— Begin —

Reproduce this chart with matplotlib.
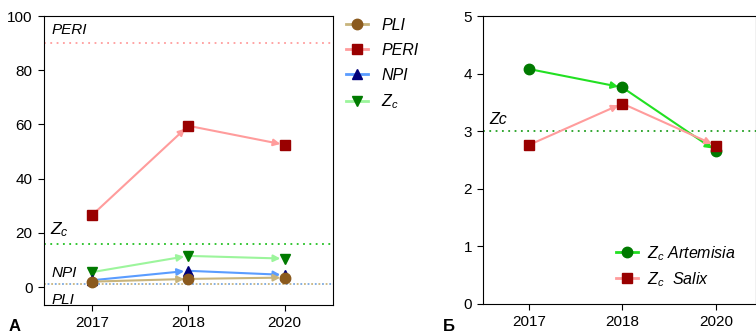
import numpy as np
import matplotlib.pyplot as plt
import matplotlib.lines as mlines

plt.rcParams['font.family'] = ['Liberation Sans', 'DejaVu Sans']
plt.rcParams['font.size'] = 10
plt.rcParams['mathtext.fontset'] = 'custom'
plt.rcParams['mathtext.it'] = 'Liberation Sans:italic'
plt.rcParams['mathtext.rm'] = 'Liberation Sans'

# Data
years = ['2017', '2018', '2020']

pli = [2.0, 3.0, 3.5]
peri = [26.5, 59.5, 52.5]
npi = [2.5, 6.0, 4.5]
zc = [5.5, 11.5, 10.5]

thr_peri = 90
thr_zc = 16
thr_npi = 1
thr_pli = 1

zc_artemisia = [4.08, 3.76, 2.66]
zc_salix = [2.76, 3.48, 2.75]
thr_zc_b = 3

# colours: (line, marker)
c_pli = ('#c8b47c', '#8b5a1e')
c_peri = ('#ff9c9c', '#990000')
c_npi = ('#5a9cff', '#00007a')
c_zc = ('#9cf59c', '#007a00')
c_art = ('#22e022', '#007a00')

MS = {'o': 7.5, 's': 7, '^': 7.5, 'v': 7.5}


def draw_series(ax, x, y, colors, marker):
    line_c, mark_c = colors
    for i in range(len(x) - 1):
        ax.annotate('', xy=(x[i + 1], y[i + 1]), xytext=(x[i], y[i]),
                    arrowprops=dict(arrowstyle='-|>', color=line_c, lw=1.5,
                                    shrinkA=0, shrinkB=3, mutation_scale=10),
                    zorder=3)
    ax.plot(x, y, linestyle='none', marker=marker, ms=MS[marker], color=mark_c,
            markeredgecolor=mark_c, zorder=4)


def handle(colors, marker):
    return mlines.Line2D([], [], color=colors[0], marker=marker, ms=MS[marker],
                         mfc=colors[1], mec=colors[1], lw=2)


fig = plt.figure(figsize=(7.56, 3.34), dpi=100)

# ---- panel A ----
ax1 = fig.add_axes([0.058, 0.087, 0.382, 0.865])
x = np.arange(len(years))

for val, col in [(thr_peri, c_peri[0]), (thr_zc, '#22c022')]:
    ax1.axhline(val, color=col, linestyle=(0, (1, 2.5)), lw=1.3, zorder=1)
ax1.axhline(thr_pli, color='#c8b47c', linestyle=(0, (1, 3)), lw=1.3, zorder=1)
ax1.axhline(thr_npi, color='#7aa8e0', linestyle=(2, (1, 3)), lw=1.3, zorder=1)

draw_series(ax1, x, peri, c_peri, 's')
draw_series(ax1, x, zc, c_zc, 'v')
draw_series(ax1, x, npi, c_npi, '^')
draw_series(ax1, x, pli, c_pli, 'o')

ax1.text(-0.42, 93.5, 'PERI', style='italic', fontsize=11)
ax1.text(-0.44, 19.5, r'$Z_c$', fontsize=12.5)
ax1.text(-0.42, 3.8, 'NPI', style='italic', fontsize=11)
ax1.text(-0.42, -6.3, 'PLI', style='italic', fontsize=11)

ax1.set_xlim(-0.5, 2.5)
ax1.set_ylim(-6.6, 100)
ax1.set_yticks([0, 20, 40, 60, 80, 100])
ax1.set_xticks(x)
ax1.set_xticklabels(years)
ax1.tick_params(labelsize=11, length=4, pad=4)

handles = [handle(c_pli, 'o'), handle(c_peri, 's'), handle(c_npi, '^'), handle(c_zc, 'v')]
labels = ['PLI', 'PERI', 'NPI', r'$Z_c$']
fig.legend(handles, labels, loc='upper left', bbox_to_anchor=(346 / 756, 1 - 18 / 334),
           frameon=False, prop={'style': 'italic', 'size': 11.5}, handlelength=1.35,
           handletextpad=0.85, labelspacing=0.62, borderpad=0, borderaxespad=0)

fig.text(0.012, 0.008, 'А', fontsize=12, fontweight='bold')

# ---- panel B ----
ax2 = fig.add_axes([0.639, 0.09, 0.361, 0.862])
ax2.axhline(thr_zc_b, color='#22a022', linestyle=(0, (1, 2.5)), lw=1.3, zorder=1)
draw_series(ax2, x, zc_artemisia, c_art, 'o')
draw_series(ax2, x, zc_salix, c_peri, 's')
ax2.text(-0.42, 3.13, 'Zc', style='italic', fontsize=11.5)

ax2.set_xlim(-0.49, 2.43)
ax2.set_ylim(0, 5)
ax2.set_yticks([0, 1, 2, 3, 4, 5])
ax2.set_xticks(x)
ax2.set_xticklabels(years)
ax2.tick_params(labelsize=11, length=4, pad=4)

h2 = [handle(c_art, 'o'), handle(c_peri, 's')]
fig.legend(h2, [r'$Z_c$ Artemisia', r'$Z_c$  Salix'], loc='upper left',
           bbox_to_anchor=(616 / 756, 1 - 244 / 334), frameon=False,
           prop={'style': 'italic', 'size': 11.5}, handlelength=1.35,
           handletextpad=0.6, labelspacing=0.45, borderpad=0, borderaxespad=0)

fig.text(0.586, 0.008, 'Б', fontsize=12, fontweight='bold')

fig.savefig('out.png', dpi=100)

— End —
— Begin —

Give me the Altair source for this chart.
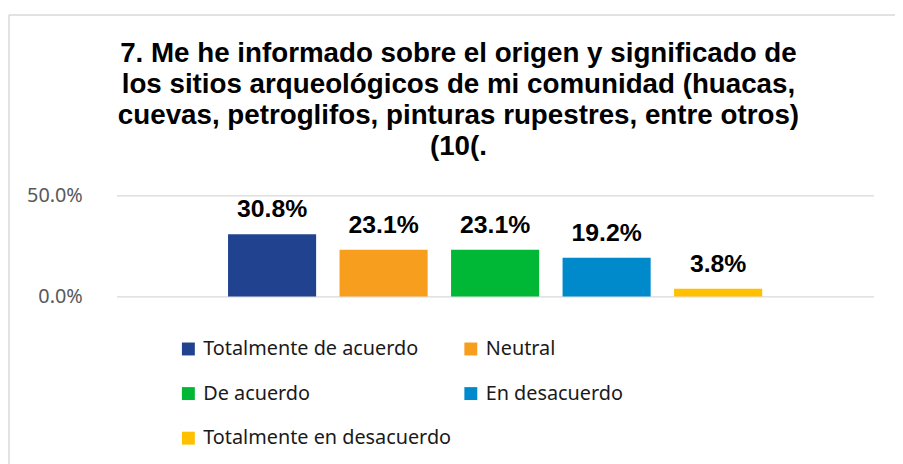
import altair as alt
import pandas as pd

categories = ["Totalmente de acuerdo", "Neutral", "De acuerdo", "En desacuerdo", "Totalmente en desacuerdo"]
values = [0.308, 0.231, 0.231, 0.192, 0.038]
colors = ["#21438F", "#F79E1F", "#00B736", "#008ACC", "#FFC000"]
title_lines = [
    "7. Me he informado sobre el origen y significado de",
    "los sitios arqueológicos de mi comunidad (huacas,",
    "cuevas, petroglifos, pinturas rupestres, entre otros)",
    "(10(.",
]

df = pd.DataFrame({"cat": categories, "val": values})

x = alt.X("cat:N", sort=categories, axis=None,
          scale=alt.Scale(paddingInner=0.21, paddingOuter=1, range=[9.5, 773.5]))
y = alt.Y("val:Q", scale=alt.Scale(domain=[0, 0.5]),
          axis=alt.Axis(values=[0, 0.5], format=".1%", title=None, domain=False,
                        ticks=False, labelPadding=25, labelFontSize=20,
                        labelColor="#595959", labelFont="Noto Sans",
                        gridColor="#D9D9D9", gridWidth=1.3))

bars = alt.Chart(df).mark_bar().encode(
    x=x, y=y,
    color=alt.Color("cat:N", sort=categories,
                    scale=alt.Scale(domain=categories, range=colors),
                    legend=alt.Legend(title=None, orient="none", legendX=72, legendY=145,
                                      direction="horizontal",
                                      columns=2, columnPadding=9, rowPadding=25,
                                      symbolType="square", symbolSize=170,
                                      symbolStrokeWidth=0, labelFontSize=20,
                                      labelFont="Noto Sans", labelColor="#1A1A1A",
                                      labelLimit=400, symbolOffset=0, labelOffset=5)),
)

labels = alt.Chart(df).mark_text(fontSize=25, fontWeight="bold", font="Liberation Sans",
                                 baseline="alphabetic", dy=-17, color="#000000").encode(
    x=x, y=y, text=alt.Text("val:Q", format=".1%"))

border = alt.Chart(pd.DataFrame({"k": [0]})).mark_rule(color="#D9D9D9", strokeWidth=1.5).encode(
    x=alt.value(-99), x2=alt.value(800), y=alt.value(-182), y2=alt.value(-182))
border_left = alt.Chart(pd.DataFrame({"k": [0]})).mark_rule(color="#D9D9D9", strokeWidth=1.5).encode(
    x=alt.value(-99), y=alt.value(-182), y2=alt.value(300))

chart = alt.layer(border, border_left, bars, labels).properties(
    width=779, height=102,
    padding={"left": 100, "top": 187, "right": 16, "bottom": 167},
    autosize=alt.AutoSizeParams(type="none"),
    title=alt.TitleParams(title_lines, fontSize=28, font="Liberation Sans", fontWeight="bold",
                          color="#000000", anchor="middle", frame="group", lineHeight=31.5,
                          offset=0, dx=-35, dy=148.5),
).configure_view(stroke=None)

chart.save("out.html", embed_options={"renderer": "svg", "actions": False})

— End —

Select and copy every line from the records that includes the word "this".

Full solution:
Reproduce this chart with matplotlib.
Give me the Altair source for this chart.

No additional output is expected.